Officials with Right to Rise USA say they will buy time in Iowa, New Hampshire, and South Carolina TV markets and on cable television in the three states. Ads are scheduled to begin in Iowa and New Hampshire on Sept. 15, in South Carolina a week later and then run continuously through the end of the year.

The plan, shared by the group with the Associated Press prior to Monday's buy, is the first evidence of Right to Rise USA's major strategic spending of the roughly $100 million it had on hand last month. It's also the first major move by the group, which was developed by longtime Bush adviser and California ad maker Mike Murphy, to run alongside Bush's own campaign organization, which is bound by federal fund-raising limits.

"We believe Jeb Bush has the strongest record of conservative accomplishments in the race, and we plan to tell that story," Paul Lindsay, communication director for Right to Rise USA, told the AP.

Sanders talks race

After bounding atop a blue trailer in a community park, Sen. Bernie Sanders quickly reminded people here that Iowa had helped elect the nation's first black president.

The next step, he said, is addressing racial discrimination and the recent shootings of unarmed blacks by law enforcement.

"I know that I speak for all of you that we are sick and tired of reading about and seeing videos of unarmed African Americans being shot," Sanders said Sunday at a Democratic picnic. "We know that if those individuals were white, the odds are very strong that would not have happened to them."

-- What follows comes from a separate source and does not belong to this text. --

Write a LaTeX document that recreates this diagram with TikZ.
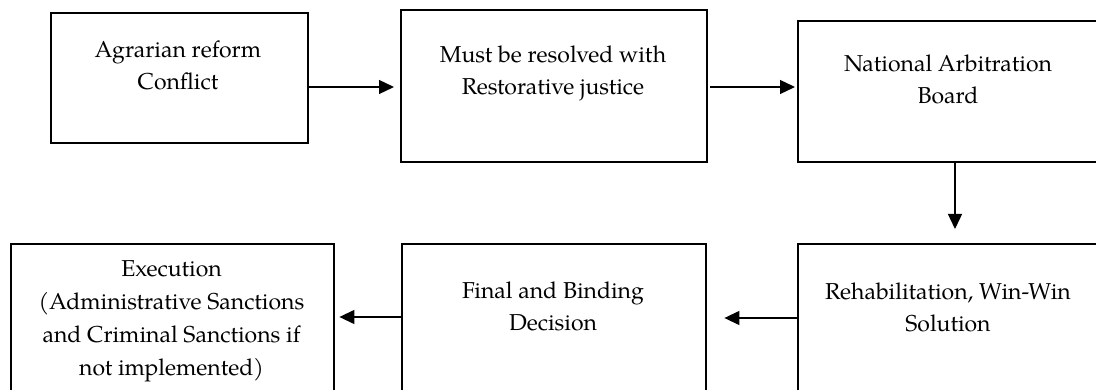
\documentclass[tikz,border=0pt]{standalone}
\usepackage{fontspec}
\setmainfont{TeX Gyre Pagella}
\usetikzlibrary{arrows.meta}
\begin{document}
\begin{tikzpicture}[x=1pt,y=-1pt,
  box/.style={draw,line width=2.4pt,inner sep=0pt,anchor=north west},
  txt/.style={align=center,font=\fontsize{23}{32}\selectfont,inner sep=0pt},
  arr/.style={line width=1.3pt,-{Triangle[length=15pt,width=14pt]}}]
\useasboundingbox (0,0) rectangle (1096,390);
\clip (0,0) rectangle (1096,390);
\node[box,minimum width=257pt,minimum height=130pt] (b1) at (50,12) {};
\node[box,minimum width=306pt,minimum height=152pt] (b2) at (400,9) {};
\node[box,minimum width=305pt,minimum height=141pt] (b3) at (797,20) {};
\node[box,minimum width=305pt,minimum height=170pt] (b4) at (797,243) {};
\node[box,minimum width=304pt,minimum height=170pt] (b5) at (401,243) {};
\node[box,minimum width=323pt,minimum height=170pt] (b6) at (10,243) {};
\node[txt] (t1) at (178,65) {Agrarian reform\\Conflict};
\node[txt] (t2) at (553,73) {Must be resolved with\\Restorative justice};
\node[txt] (t3) at (948,79) {National Arbitration\\Board};
\node[txt] (t4) at (948,307) {Rehabilitation, Win-Win\\Solution};
\node[txt] (t5) at (553,306) {Final and Binding\\Decision};
\node[txt,font=\fontsize{23}{33}\selectfont] (t6) at (171.5,321) {Execution\\(Administrative Sanctions\\and Criminal Sanctions if\\not implemented)};
\coordinate (a1) at (307,87);
\coordinate (a2) at (708,87);
\coordinate (a3) at (955,161);
\coordinate (a4) at (797,318);
\coordinate (a5) at (401,317);
\draw[arr,shorten >=6pt] (a1) -- (a1 -| b2.west);
\draw[arr,shorten >=2pt,shorten <=2pt] (a2) -- (a2 -| b3.west);
\draw[arr,shorten >=14pt] (a3) -- (a3 |- b4.north);
\draw[arr,shorten >=17pt] (a4) -- (a4 -| b5.east);
\draw[arr,shorten >=4pt] (a5) -- (a5 -| b6.east);
\end{tikzpicture}
\end{document}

During three days of campaigning in Iowa, he repeatedly vowed to address racism, police brutality, and the criminal justice system. It followed disruptions of his appearances in Phoenix and Portland, Ore., by Black Lives Matter protesters who say his message to cure economic inequality fails to address institutional racism.

Sanders has become Hillary Rodham Clinton's chief rival for the Democratic nomination but lagged behind the former secretary of state in building a coalition resembling the diverse voting bloc that twice elected Obama.

Carson draws a crowd

Retired neurosurgeon Ben Carson was holding court Sunday with hundreds of Iowans, declaring that he can be president of the United States.

"We shouldn't let the political class pick our presidents," the Republican candidate said at the Des Moines Register's Political Soapbox at the state fair.

Carson has ignited curiosity and enthusiasm from conservatives with his call for a more civil, less partisan dialogue in government. "Just because you disagree with someone doesn't mean you're their enemy," he said.

Huckabee Israel-bound

Republican presidential hopeful Mike Huckabee heads to Israel this week to raise money and meet "with a number of officials" to discuss the Obama administration's nuclear deal with Iran. The former Arkansas governor opposes the agreement.

He announced his trip Sunday on CNN's State of the Union.